Heisenberg once said, “I learned optimism from Sommerfeld, mathematics in Göttingen, and physics from Bohr.” And the physics that Bohr taught was the unambiguous, unrealistic variety. Theoretical contradictions—Einstein’s key to progress—were not a worry to Bohr. He later recalled that in those days of struggle, when nothing worked, his students at the Institute consoled themselves with the joke that along with “statements so simple and clear that the opposite assertion obviously could not be defended” there were also “‘deep truths’ in which the opposite also contains deep truth.”
Bohr looked for this attitude in students. He finally invited Pauli to come to Copenhagen when Pauli wrote that quantum physics was mired in two great bits of nonsense and that “the physicist who finally succeeds in adding these two nonsenses will gain the truth!”
The taste for nonsense probably lay behind the skepticism that Bohr displayed about electron spin when he arrived to celebrate Lorentz’s 50 years as a doctor of philosophy. Spin had first been proposed in Copenhagen by a German-American physicist named Ralph Kronig. Heisenberg and Pauli immediately hated the idea. They had just chased all imaginable actions out of quantum mechanics. Now Kronig was proposing to set the electron rotating in space. Faced with such fierce criticism by Bohr’s stars, Kronig grew silent and the idea of electron spin had to wait for a second coming, this time under Ehrenfest’s encouraging eye.
That was the state of physics during this period. With new ideas coming as regularly as the full moon, nobody’s method could absorb them all. It was a predicament that suited Bohr’s practicality. Heisenberg’s method was to stick with his matrix calculations, confident that eventually it must lead to “all the right answers.” Schrödinger held the same attitude toward his wave mechanics. But Bohr’s attitude, as summed up by Heisenberg was, “Well, there’s one mathematical
tool—that’s matrix mechanics. There’s another one, that’s wave mechanics. And there may still be other ones.” Bohr was entirely flexible in this matter because, unlike every other physicist struggling to understand quantum changes, his ultimate interest lay in finding an unambiguous, qualitative physics.
Bohr was explicit about his preference for nonquantitative physics. When he was finally persuaded to publicly endorse the concept of electron spin, he wrote that spin “opens up a very hopeful prospect of our being able to account more extensively for the properties of elements by means of mechanical models, at least in a qualitative way characteristic of applications of the correspondence principle.” As so often the case with Bohr’s remarks, this passage’s meaning seems to dissolve when examined closely, but we can get its sprit.
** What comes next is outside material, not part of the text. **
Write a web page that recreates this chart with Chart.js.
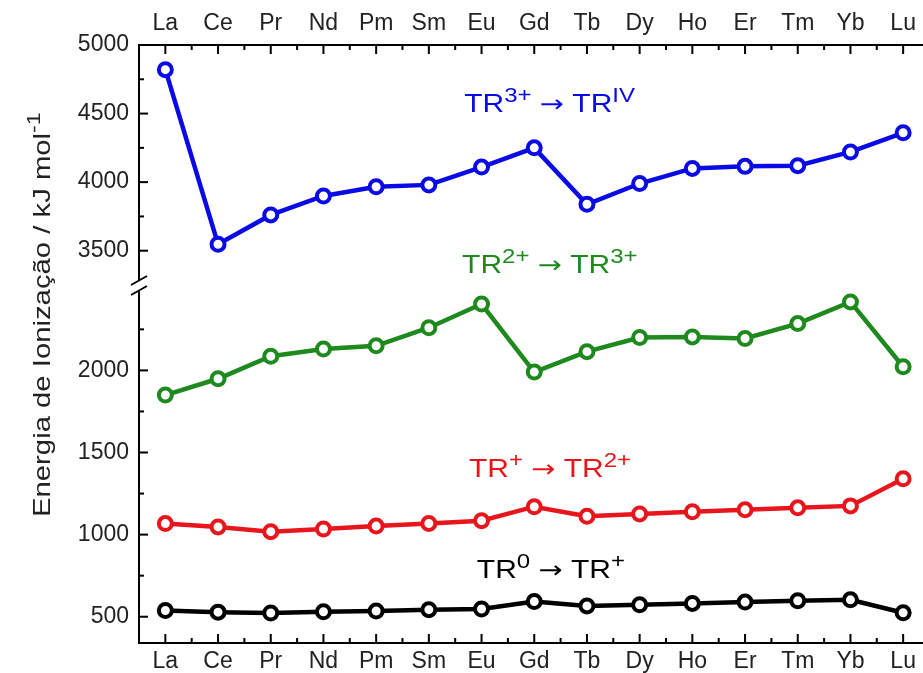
<!DOCTYPE html>
<html>
<head>
<meta charset="utf-8">
<script src="https://cdn.jsdelivr.net/npm/chart.js@4.4.0/dist/chart.umd.min.js"></script>
<style>
    html, body { margin: 0; padding: 0; background: #fff; overflow: hidden; }
    #caixa { width: 940px; height: 673px; }
</style>
</head>
<body>
<div id="caixa"><canvas id="graficoIonizacao"></canvas></div>
<script>
// ==============================
// Dados (kJ/mol)
// ==============================
const elementos = ["La", "Ce", "Pr", "Nd", "Pm", "Sm", "Eu", "Gd", "Tb", "Dy", "Ho", "Er", "Tm", "Yb", "Lu"];
const energia4 = [4820, 3547, 3761, 3899, 3966, 3980, 4110, 4250, 3839, 3990, 4100, 4115, 4120, 4220, 4360]; // TR3+ -> TRIV
const energia3 = [1850, 1949, 2086, 2130, 2150, 2260, 2404, 1990, 2114, 2200, 2204, 2194, 2285, 2417, 2022]; // TR2+ -> TR3+
const energia2 = [1067, 1047, 1018, 1034, 1052, 1068, 1085, 1170, 1112, 1126, 1139, 1151, 1163, 1175, 1340]; // TR+ -> TR2+
const energia1 = [538, 528, 523, 530, 535, 543, 547, 593, 566, 573, 581, 589, 597, 603, 524];               // TR0 -> TR+

const ticksSuperior = [3500, 4000, 4500, 5000];
const menoresSuperior = [3750, 4250, 4750];
const ticksInferior = [500, 1000, 1500, 2000];
const menoresInferior = [750, 1250, 1750, 2250];

const FONTE = '"Liberation Sans", Arial, sans-serif';
const FONTE_SETA = '"DejaVu Sans", sans-serif';
const AZUL = "#0a0ae6";
const VERDE = "#1e8a1e";
const VERMELHO = "#e8161c";
const PRETO = "#000000";

// partes do texto: [texto, tipo]  tipo: 1 = sobrescrito, 2 = seta
const anotacoes = [
    { partes: [["TR"], ["3+", 1], [" "], ["\u2192", 2], [" "], ["TR"], ["IV", 1]], cor: AZUL, eixo: "ySup", xi: 5.67, yv: 4512 },
    { partes: [["TR"], ["2+", 1], [" "], ["\u2192", 2], [" "], ["TR"], ["3+", 1]], cor: VERDE, eixo: "ySup", xi: 5.63, yv: 3340 },
    { partes: [["TR"], ["+", 1], [" "], ["\u2192", 2], [" "], ["TR"], ["2+", 1]], cor: VERMELHO, eixo: "yInf", xi: 5.76, yv: 1348 },
    { partes: [["TR"], ["0", 1], [" "], ["\u2192", 2], [" "], ["TR"], ["+", 1]], cor: PRETO, eixo: "yInf", xi: 5.91, yv: 737 }
];

function desenhaPartes(ctx, partes, x, y, tam, esticar) {
    ctx.save();
    ctx.translate(x, y);
    ctx.scale(esticar, 1);
    let cx = 0;
    partes.forEach(function (p) {
        const tipo = p[1];
        if (tipo === 1) ctx.font = Math.round(tam * 0.78) + "px " + FONTE;
        else if (tipo === 2) ctx.font = Math.round(tam * 0.95) + "px " + FONTE_SETA;
        else ctx.font = tam + "px " + FONTE;
        ctx.fillText(p[0], cx, tipo === 1 ? -tam * 0.4 : 0);
        cx += ctx.measureText(p[0]).width;
    });
    ctx.restore();
}

// ticks para dentro, quebra do eixo, anotações e título do eixo
const extras = {
    id: "extras",
    afterDraw(chart) {
        const ctx = chart.ctx;
        const area = chart.chartArea;
        const sx = chart.scales.x;
        const ySup = chart.scales.ySup;
        const yInf = chart.scales.yInf;

        function linha(x1, y1, x2, y2) {
            ctx.beginPath(); ctx.moveTo(x1, y1); ctx.lineTo(x2, y2); ctx.stroke();
        }

        ctx.save();
        ctx.strokeStyle = "#000";
        ctx.lineWidth = 2;

        elementos.forEach(function (_, i) {
            const px = sx.getPixelForValue(i);
            linha(px, area.bottom, px, area.bottom - 9);
            linha(px, area.top, px, area.top + 9);
            const pm = sx.getPixelForValue(i + 0.5);
            linha(pm, area.bottom, pm, area.bottom - 5);
            linha(pm, area.top, pm, area.top + 5);
        });

        ticksSuperior.forEach(v => { const py = ySup.getPixelForValue(v); linha(area.left, py, area.left + 9, py); });
        menoresSuperior.forEach(v => { const py = ySup.getPixelForValue(v); linha(area.left, py, area.left + 5, py); });
        ticksInferior.forEach(v => { const py = yInf.getPixelForValue(v); linha(area.left, py, area.left + 9, py); });
        menoresInferior.forEach(v => { const py = yInf.getPixelForValue(v); linha(area.left, py, area.left + 5, py); });

        // quebra do eixo
        const jy = ySup.bottom;
        ctx.fillStyle = "#fff";
        ctx.fillRect(area.left - 3, jy - 5, 6, 10);
        linha(area.left - 8, jy, area.left + 8, jy - 9);
        linha(area.left - 8, jy + 10, area.left + 8, jy + 1);

        // anotações
        ctx.textBaseline = "alphabetic";
        ctx.textAlign = "left";
        anotacoes.forEach(function (a) {
            ctx.fillStyle = a.cor;
            const px = sx.getPixelForValue(a.xi);
            const py = chart.scales[a.eixo].getPixelForValue(a.yv);
            desenhaPartes(ctx, a.partes, px, py, 25, 1.2);
        });

        // título do eixo y
        const titulo = [["Energia de Ionização / kJ mol"], ["-1", 1]];
        ctx.fillStyle = "#222";
        ctx.translate(50, 517);
        ctx.rotate(-Math.PI / 2);
        desenhaPartes(ctx, titulo, 0, 0, 24, 1.22);
        ctx.restore();
    }
};

function serie(label, dados, cor, eixo) {
    return {
        label: label,
        data: dados,
        yAxisID: eixo,
        borderColor: cor,
        backgroundColor: "#fff",
        borderWidth: 4.5,
        pointRadius: 6.5,
        pointBorderWidth: 4,
        pointBackgroundColor: "#fff",
        pointBorderColor: cor,
        tension: 0
    };
}

const fonteTicks = { family: FONTE, size: 23 };
const semVirgula = v => String(v);

new Chart(document.getElementById("graficoIonizacao"), {
    type: "line",
    data: {
        labels: elementos,
        datasets: [
            serie("TR3+ \u2192 TRIV", energia4, AZUL, "ySup"),
            serie("TR2+ \u2192 TR3+", energia3, VERDE, "yInf"),
            serie("TR+ \u2192 TR2+", energia2, VERMELHO, "yInf"),
            serie("TR0 \u2192 TR+", energia1, PRETO, "yInf")
        ]
    },
    options: {
        responsive: true,
        maintainAspectRatio: false,
        animation: false,
        layout: { padding: { right: 8 } },
        plugins: { legend: { display: false }, tooltip: { enabled: false } },
        scales: {
            x: {
                type: "category",
                position: "bottom",
                offset: true,
                grid: { drawOnChartArea: false, drawTicks: false },
                border: { color: "#000", width: 2 },
                ticks: { color: "#222", font: fonteTicks, padding: 5, autoSkip: false, maxRotation: 0 },
                afterFit: s => { s.height = 30; }
            },
            xTopo: {
                type: "category",
                position: "top",
                labels: elementos,
                offset: true,
                grid: { drawOnChartArea: false, drawTicks: false },
                border: { color: "#000", width: 2 },
                ticks: { color: "#222", font: fonteTicks, padding: 8, autoSkip: false, maxRotation: 0 },
                afterFit: s => { s.height = 45; }
            },
            yInf: {
                type: "linear",
                position: "left",
                stack: "y",
                stackWeight: 358,
                min: 340,
                max: 2520,
                grid: { drawOnChartArea: false, drawTicks: false },
                border: { color: "#000", width: 2 },
                ticks: { color: "#222", font: fonteTicks, padding: 10, callback: semVirgula },
                afterBuildTicks: s => { s.ticks = ticksInferior.map(v => ({ value: v })); },
                afterFit: s => { s.width = 139; }
            },
            ySup: {
                type: "linear",
                position: "left",
                stack: "y",
                stackWeight: 240,
                min: 3250,
                max: 5000,
                grid: { drawOnChartArea: false, drawTicks: false },
                border: { color: "#000", width: 2 },
                ticks: { color: "#222", font: fonteTicks, padding: 10, callback: semVirgula },
                afterBuildTicks: s => { s.ticks = ticksSuperior.map(v => ({ value: v })); },
                afterFit: s => { s.width = 139; }
            }
        }
    },
    plugins: [extras]
});
</script>
</body>
</html>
Spin offers hope of more qualitative understanding, and more support for the beloved “magic wand,” the correspondence principle.
Mathematically oriented physicists were perhaps surprised by Bohr’s remark, because Schrödinger’s equation had given quantitative rigor to the correspondence principle and thereby done away with the need for a rule of thumb. In the spring of 1926, the rising popularity and strength of Schrödinger’s equation looked to mark the ceiling for Bohr’s fame and achievement. The old quantum theory, in which he had been a founding revolutionary, was being replaced by a new mechanics that digested the best of his old ideas, giving them a rigor they never had before. And then in early May came the surprise that ultimately set Einstein to defiance and raised Bohr to a sage.